Judice seems to have been destined for the skies. Her father was an airline executive who worked for Eastern Airlines; Continental Airlines; the now-defunct New York Air, of which he was president and Northwest Airlines, from which he retired. Judice grew up in Florida; Orange County, California; Houston; and, finally, Greenwich. As a child, she flew a lot. But most of all, she says, “I saw my father pour himself into the business. He loved his job.”

She learned that “aviation is a lifestyle. Even if you do not fly, it’s still a lifestyle.” (And if you’re afraid to fly, she recommends learning more about it. “The more you know, the less your fear.”)

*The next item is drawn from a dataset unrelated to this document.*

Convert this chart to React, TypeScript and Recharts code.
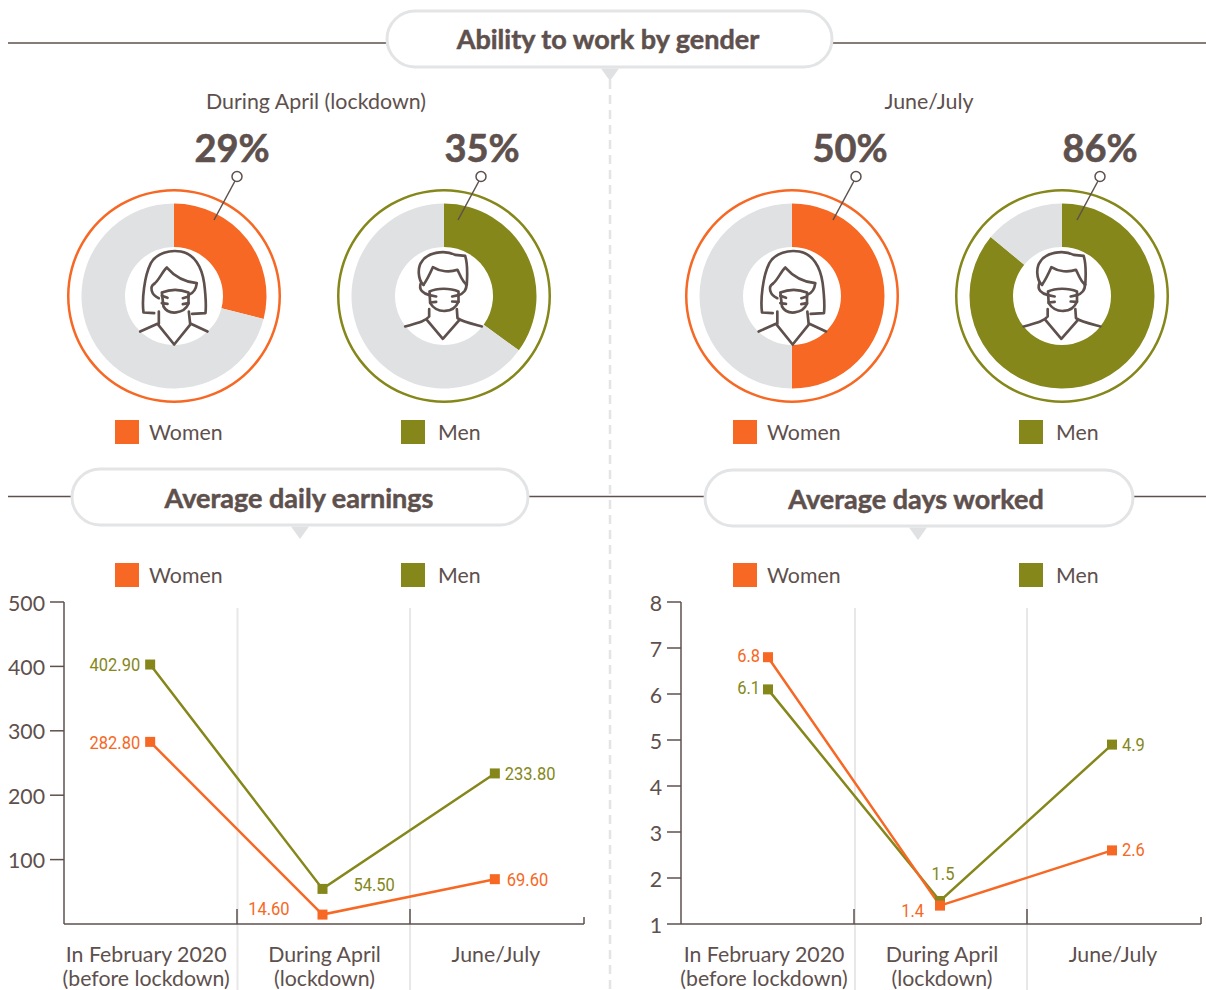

Still, Judice — who holds a B.S. from Pepperdine University and an MBA from the University of Connecticut in Stamford — went on to work in corporate finance, which she left to raise two kids. Slowly, however, she was drawn to aviation. Her older son’s science fair project on air pressure sucked her in — pun intended — as did a gift from her husband, a discovery flight experience at Westchester County Airport. She took flight lessons from the former Panorama Flight School at the airport in 2007 soon after her younger son went off to kindergarten. 

With “a lot more” than the minimum 40 hours flight time under her belt, she earned her private pilot’s license. She also has a certificate in aircraft dispatching.

Ironically, Judice has less time to fly today, being busy promoting aviation on the ground.

“Because I loved flying, I parlayed it into a second career,” she says. “I always thought about doing this, but it was so far in the back of my mind.”

Judice is glad she brought it forward.

“It filled a need I don’t think I was aware I had.”

For more on the Westchester chapter of Women in Aviation International, visit facebook.com/group/wainewyork. And for more on Westchester Aviation Association, visit westchesteraviation.org.

Front and center in flight

On the ground and in the air, women have been involved in aviation and aerospace from the beginning. Here are just five key figures and the roles they played:

Élisabeth Thible — Has the distinction of being the first of her sex to take to the skies — in an untethered hot-air balloon over Lyon, France in 1784.

Katherine Wright — While Wilbur and Orville Wright are credited with the first machine-powered airplane flight — in Kitty Hawk, North Carolina, on Dec. 17, 1903 — their sister, Katherine, was a full partner in the venture, supporting the brothers financially and emotionally and later managing their careers and serving as the face of their business. (She first flew in 1909.) Though her role took a backseat to the brothers’, the French were impressed enough to award her the Legion d’Honneur along with them, making her one of the few American women to be so honored.

Amelia Earhart — The aviator, author, feminist and onetime Rye resident was the first female pilot to fly nonstop across the Atlantic (in 1932) and the first pilot, male or female, to fly solo across the Pacific three years later. Attempting to circumnavigate the globe in 1937, Earhart and her navigator, Fred Noonan, presumably lost their lives in the South Pacific. Her unsolved disappearance has fueled not only her legend but the many depictions of her in world culture.

Katherine Johnson — One of the first African American women to work as a NASA scientist and a recipient of the Presidential Medal of Freedom and the Congressional Gold Medal, Johnson calculated flight plans for Mercury astronauts Alan Shepard, the first American in space, and John Glenn, the first in orbit. (Indeed, Glenn wouldn’t have gone into orbit without the mathematician’s computations.) She also worked on the rendezvous paths for the Apollo lunar module and command module; the beginnings of the space shuttle program; and plans for a mission to Mars. Hers was one of the stories of Black women mathematicians told in the book and movie “Hidden Figures.”

Lt. Col. Shawna Rochelle Kimbrell — As the first female African American fighter pilot in the United States Air Force’s history, Kimbrell flew the F-16 Fighter Falcon in Operation Northern Watch over Iraq in 1997. Retiring in spring 2020, Kimbrell now teaches physical education at the Air Force Academy and serves as director of culture, climate and diversity in the academy’s athletic department.